-- start Collected data --

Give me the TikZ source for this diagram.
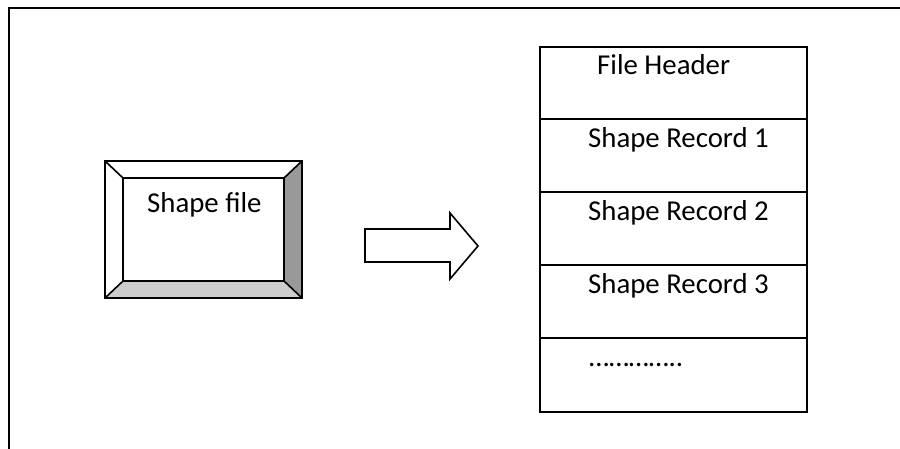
\documentclass[tikz,border=0pt]{standalone}
\usepackage{fontspec}
\setmainfont{Carlito}
\begin{document}
\begin{tikzpicture}[x=1pt,y=-1pt,line join=miter,
  frameline/.style={line width=2pt},
  edge/.style={line width=1.6pt},
  lbl/.style={anchor=base west,inner sep=0pt,font=\fontsize{28.8}{34}\selectfont}]
\useasboundingbox (0,0) rectangle (900,449);

% page frame (top and left rules)
\draw[frameline] (9,449) -- (9,8) -- (900,8);

% bevelled button
\coordinate (o1) at (105,161);
\coordinate (o2) at (302,161);
\coordinate (o3) at (302,298);
\coordinate (o4) at (105,298);
\coordinate (i1) at (123,178);
\coordinate (i2) at (284,178);
\coordinate (i3) at (284,281);
\coordinate (i4) at (123,281);
\fill[white] (o1) -- (o2) -- (i2) -- (i1) -- cycle;
\fill[white] (o1) -- (i1) -- (i4) -- (o4) -- cycle;
\fill[black!40] (o2) -- (o3) -- (i3) -- (i2) -- cycle;
\fill[black!20] (o4) -- (i4) -- (i3) -- (o3) -- cycle;
\draw[edge] (o1) -- (o2) -- (o3) -- (o4) -- cycle;
\draw[edge] (i1) -- (i2) -- (i3) -- (i4) -- cycle;
\draw[edge] (o1) -- (i1) (o2) -- (i2) (o3) -- (i3) (o4) -- (i4);
\node[lbl] (sf) at (147,213) {Shape file};

% block arrow
\draw[edge] (365,229) -- (450,229) -- (450,213) -- (478,246) -- (450,279)
  -- (450,262) -- (365,262) -- cycle;

% record table
\draw[edge] (540,47) rectangle (807,412);
\foreach \yy in {119,192,265,338}
  \draw[edge] (540,\yy) -- (807,\yy);
\node[lbl] (hdr) at (597,75) {File Header};
\node[lbl] (r1) at (588,148) {Shape Record 1};
\node[lbl] (r2) at (588,221) {Shape Record 2};
\node[lbl] (r3) at (588,294) {Shape Record 3};
\node[lbl] (rn) at (589,366) {…………..};
\end{tikzpicture}
\end{document}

-- end Collected data --

* _Objective_
Give again, word for word, every line from the top of the data through the line with "(9,8) -- (900,8);", both ends included, and exclude the pictures.

* _Output_
Give me the TikZ source for this diagram.
\documentclass[tikz,border=0pt]{standalone}
\usepackage{fontspec}
\setmainfont{Carlito}
\begin{document}
\begin{tikzpicture}[x=1pt,y=-1pt,line join=miter,
  frameline/.style={line width=2pt},
  edge/.style={line width=1.6pt},
  lbl/.style={anchor=base west,inner sep=0pt,font=\fontsize{28.8}{34}\selectfont}]
\useasboundingbox (0,0) rectangle (900,449);

% page frame (top and left rules)
\draw[frameline] (9,449) -- (9,8) -- (900,8);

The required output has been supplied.